Pedem-me, em cima da hora, um texto sobre futebol. "Para ontem". Impossível que a agenda não perdoa. Pergunto se posso usar material já publicado. Lá terá de ser. E foi. Desenterro das poeiras deste blog a história da meia de Toni. António Oliveira, a quem ainda vi jogar alguns anos e de cuja meia cheguei a ser dono.


"Não posso precisar o ano, finais dos anos setenta. Eu, ali, nas bancadas do velho Estádio da Luz a sofrer e a torcer pelo nosso Glorioso debaixo de um sol inclemente. Era dia de jogo de título, em casa contra o Vitória de Setúbal, os dois pontos davam e sobravam para garantir o Campeonato, coisa que estava a minutos de acontecer. As bancadas em glória e júbilo a uma voz que recordarei enquanto viva e mesmo depois de morto não posso garantir que as esqueça, oitenta mil em uníssono "BEN-FI-CA, BEN-FI-CA" compassadas com as épicas patadas no cimento das arquibancadas, era o Inferno da Luz, aquilo era arrepiante, vinha lá do fundo do ser e marcava-nos a todos, arregimentando a erecção de todos os pelos, mesmo aqueles que no meu caso ainda estivessem por nascer e haveria de se provar mais tarde que assim era por força da penugem pouco mais que imberbe que tardava em fazer-se anunciar. Há num sector quem derrube a rede da vedação, ali estou eu, hooligan à espera de acontecer, a pensar para com os meus botões "Vou lá para dentro? Não vou?". O tanas que não vou, esguio e magro passo pelos intervalos da turba e ali estou eu no momento seguinte em cima do relvado, o mágico tapete sagrado que o comum dos mortais encarnados de alma e muito mais de coração não ousava sequer pensar vir a pisar. 

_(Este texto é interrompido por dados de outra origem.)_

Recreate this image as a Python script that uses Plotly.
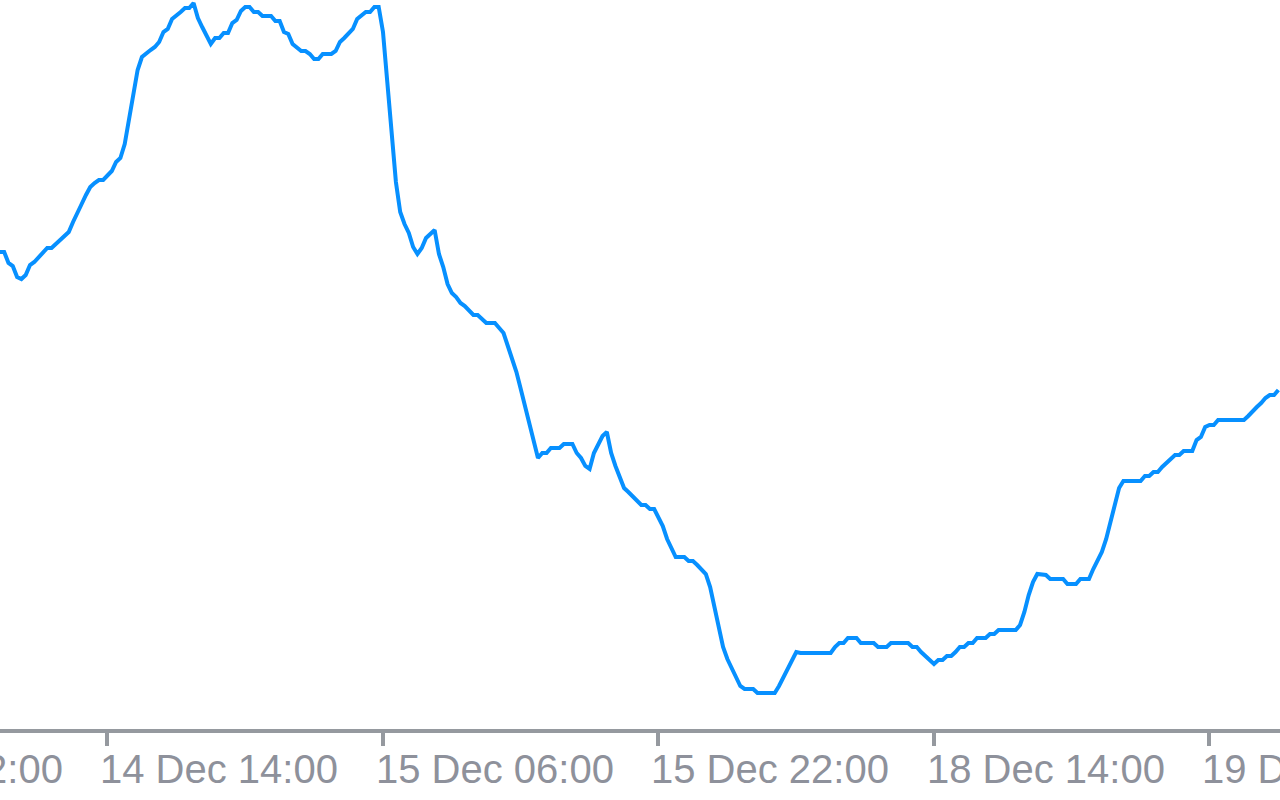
import plotly.graph_objects as go

# 15-minute closing prices; bar 0 = 14 Dec 14:00, first bar = 14 Dec 07:45
first_bar = -25
close = [
    1.09616, 1.09616, 1.09594, 1.09588, 1.09566, 1.09562, 1.09570, 1.09590, 1.09596, 1.09606,
    1.09614, 1.09624, 1.09624, 1.09632, 1.09640, 1.09648, 1.09656, 1.09676, 1.09696, 1.09712,
    1.09730, 1.09746, 1.09754, 1.09760, 1.09760, 1.09768, 1.09778, 1.09796, 1.09804, 1.09832,
    1.09884, 1.09926, 1.09980, 1.10006, 1.10014, 1.10020, 1.10026, 1.10036, 1.10056, 1.10062,
    1.10082, 1.10088, 1.10096, 1.10104, 1.10104, 1.10114, 1.10084, 1.10066, 1.10048, 1.10032,
    1.10044, 1.10044, 1.10054, 1.10054, 1.10074, 1.10080, 1.10098, 1.10106, 1.10106, 1.10096,
    1.10096, 1.10088, 1.10088, 1.10088, 1.10078, 1.10078, 1.10056, 1.10052, 1.10032, 1.10026,
    1.10018, 1.10018, 1.10012, 1.10002, 1.10002, 1.10012, 1.10012, 1.10012, 1.10018, 1.10036,
    1.10044, 1.10054, 1.10062, 1.10082, 1.10088, 1.10096, 1.10096, 1.10106, 1.10106, 1.10056,
    1.09956, 1.09858, 1.09756, 1.09696, 1.09672, 1.09654, 1.09626, 1.09612, 1.09624, 1.09644,
    1.09652, 1.09660, 1.09612, 1.09586, 1.09552, 1.09534, 1.09526, 1.09514, 1.09508, 1.09498,
    1.09490, 1.09490, 1.09482, 1.09474, 1.09474, 1.09474, 1.09464, 1.09454, 1.09428, 1.09402,
    1.09376, 1.09342, 1.09308, 1.09266, 1.09232, 1.09204, 1.09214, 1.09214, 1.09224, 1.09224,
    1.09224, 1.09232, 1.09232, 1.09232, 1.09214, 1.09204, 1.09188, 1.09182, 1.09214, 1.09230,
    1.09248, 1.09256, 1.09214, 1.09188, 1.09164, 1.09144, 1.09136, 1.09128, 1.09118, 1.09110,
    1.09110, 1.09102, 1.09102, 1.09084, 1.09068, 1.09042, 1.09024, 1.09006, 1.09006, 1.09006,
    1.08998, 1.08998, 1.08990, 1.08982, 1.08972, 1.08946, 1.08906, 1.08872, 1.08826, 1.08802,
    1.08786, 1.08766, 1.08748, 1.08742, 1.08742, 1.08742, 1.08734, 1.08734, 1.08734, 1.08734,
    1.08734, 1.08748, 1.08766, 1.08784, 1.08800, 1.08816, 1.08814, 1.08814, 1.08814, 1.08814,
    1.08814, 1.08814, 1.08814, 1.08814, 1.08826, 1.08834, 1.08834, 1.08844, 1.08844, 1.08844,
    1.08834, 1.08834, 1.08834, 1.08834, 1.08826, 1.08826, 1.08826, 1.08834, 1.08834, 1.08834,
    1.08834, 1.08834, 1.08826, 1.08826, 1.08816, 1.08808, 1.08800, 1.08792, 1.08800, 1.08800,
    1.08808, 1.08808, 1.08816, 1.08826, 1.08826, 1.08834, 1.08834, 1.08844, 1.08844, 1.08844,
    1.08852, 1.08852, 1.08860, 1.08860, 1.08860, 1.08860, 1.08860, 1.08870, 1.08896, 1.08930,
    1.08956, 1.08972, 1.08970, 1.08970, 1.08962, 1.08962, 1.08962, 1.08962, 1.08952, 1.08952,
    1.08952, 1.08962, 1.08962, 1.08962, 1.08982, 1.08998, 1.09016, 1.09042, 1.09076, 1.09110,
    1.09144, 1.09158, 1.09158, 1.09158, 1.09158, 1.09158, 1.09168, 1.09168, 1.09176, 1.09176,
    1.09186, 1.09194, 1.09202, 1.09210, 1.09210, 1.09218, 1.09218, 1.09218, 1.09240, 1.09246,
    1.09266, 1.09270, 1.09270, 1.09280, 1.09280, 1.09280, 1.09280, 1.09280, 1.09280, 1.09280,
    1.09288, 1.09298, 1.09306, 1.09314, 1.09324, 1.09330, 1.09330, 1.09340,
]
bars = list(range(first_bar, first_bar + len(close)))

tick_bars = [-64, 0, 64, 128, 192, 256]
tick_labels = ["13 Dec 22:00", "14 Dec 14:00", "15 Dec 06:00",
               "15 Dec 22:00", "18 Dec 14:00", "19 Dec 06:00"]

x_range = [-24.97, 272.38]
y_range = [1.08662, 1.10120]

LINE = "#0790ff"
AXIS = "#95999f"
TEXT = "#8e919b"

fig = go.Figure()
fig.add_trace(go.Scatter(
    x=bars, y=close, mode="lines",
    line=dict(color=LINE, width=4),
    hoverinfo="skip", showlegend=False,
))

span = x_range[1] - x_range[0]
for tb, lab in zip(tick_bars, tick_labels):
    fig.add_annotation(
        x=(tb - x_range[0]) / span, y=0, xref="paper", yref="paper",
        text=lab, showarrow=False, xanchor="left", yanchor="middle",
        xshift=-9, yshift=-39.5,
        font=dict(family="Liberation Sans", size=40, color=TEXT),
    )

fig.update_layout(
    width=1280, height=800,
    margin=dict(l=0, r=0, t=0, b=71),
    paper_bgcolor="white", plot_bgcolor="white",
    xaxis=dict(
        range=x_range, showgrid=False, zeroline=False,
        showline=True, linecolor=AXIS, linewidth=4,
        ticks="outside", tickvals=tick_bars, ticklen=13, tickwidth=4,
        tickcolor=AXIS, showticklabels=False,
    ),
    yaxis=dict(
        range=y_range, showgrid=False, zeroline=False, showline=False,
        showticklabels=False, ticks="",
    ),
)

fig.write_html(
    "out.html",
    config={"displayModeBar": False},
    post_script="document.body.style.margin='0';document.body.style.overflow='hidden';",
)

Ali estou eu, eu e mais uns milhares, comprimindo-se na linha lateral à espera do apito final, uma imensa mole nervosa a pensar em filar um jogador, capturar um troféu, um símbolo, qualquer coisa que provasse a quem me quisesse ouvir "Eu estive lá, ora babem-se!!". À medida que os minutos iam escorrendo dos velhos relógios de ponteiros brancos dos velhos marcadores do estádio, a multidão ia-se chegando mais um pouco, lembro-me de ter sido empurrado para lá da linha lateral e ter ali, à mão de semear, os meus heróis, era só esticar um braço e tocar neles. Ouviu-se um apito estridente, deu-se o estampido, toda a gente corre para agarrar não se sabe bem quem, eu tinha ali bem perto o Toni, o António da Conceição, espera aí que já te agarro, eu mais uma dúzia despimo-lo num ápice, filei-lhe uma meia, não houve tempo nem cabedal para mais, ele debatia-se para se tentar livrar daqueles abraços titânicos e foi mesmo debaixo dos meus braços que ele gritou, berrou mais apropriado seria dizer: "O JOGO AINDA NÃO ACABOU, CARALHO!", coisa que me deixou em estado de choque, porque não é todos os dias que vemos um Deus a blasfemar, aprendiz de hooligan, e ali estou eu chocado e quase envergonhado pela minha precoce invasão de campo (tinha sido apenas assinalada uma falta...), sem saber o que fazer perante aquela situação estranha, e lembro-me do inacreditável, era a única coisa que poderia fazer para emendar o erro estúpido, estendi a mão ao Toni, devolvendo-lhe a meia, acto espúrio e irreflectido, não pela devolução, não por mais nada, mas sim porque quando estiquei o braço tentando ingenuamente reparar o meu erro, nesse preciso momento um galfarro gordo e suado ma roubou da mão, a meia encarnada suja e suada, saque de cuja glória só pudera ser corsário durante uma fracção temporal."

6 comentários:

Patricia Lousinha disse...

:)

Luís Maia disse...

Confirmo inteiramente a quem não acreditar a expressão utilizada

esguio e magro passo pelos intervalos da turba

Hugo disse...

Estive a percorrer o historial e é impossível ter sido nos anos 70. Nos anos em que o Benfica foi campeão nessa década, nunca jogou com o V.Setúbal nas últimas jornadas. O mais certo é ter sido na época 80/81, em que o Benfica foi campeão depois de ter espetado 5-1 ao Vitória de Setúbal na penúltima jornada, na Luz. Viria a perder o último jogo em Espinho por 2-0, mas já nada podia levar o título para longe.

Pedro Aniceto disse...

Confirma lá se esse não foi o jogo em que houve uma violentíssima carga policial em pleno relvado. És capaz de ter razão. Abraço

Pedro Aniceto disse...

Tempos esbeltos, meu caro Maia, tempos esbeltos.

Mg disse...

:)
Benfica! Sempre!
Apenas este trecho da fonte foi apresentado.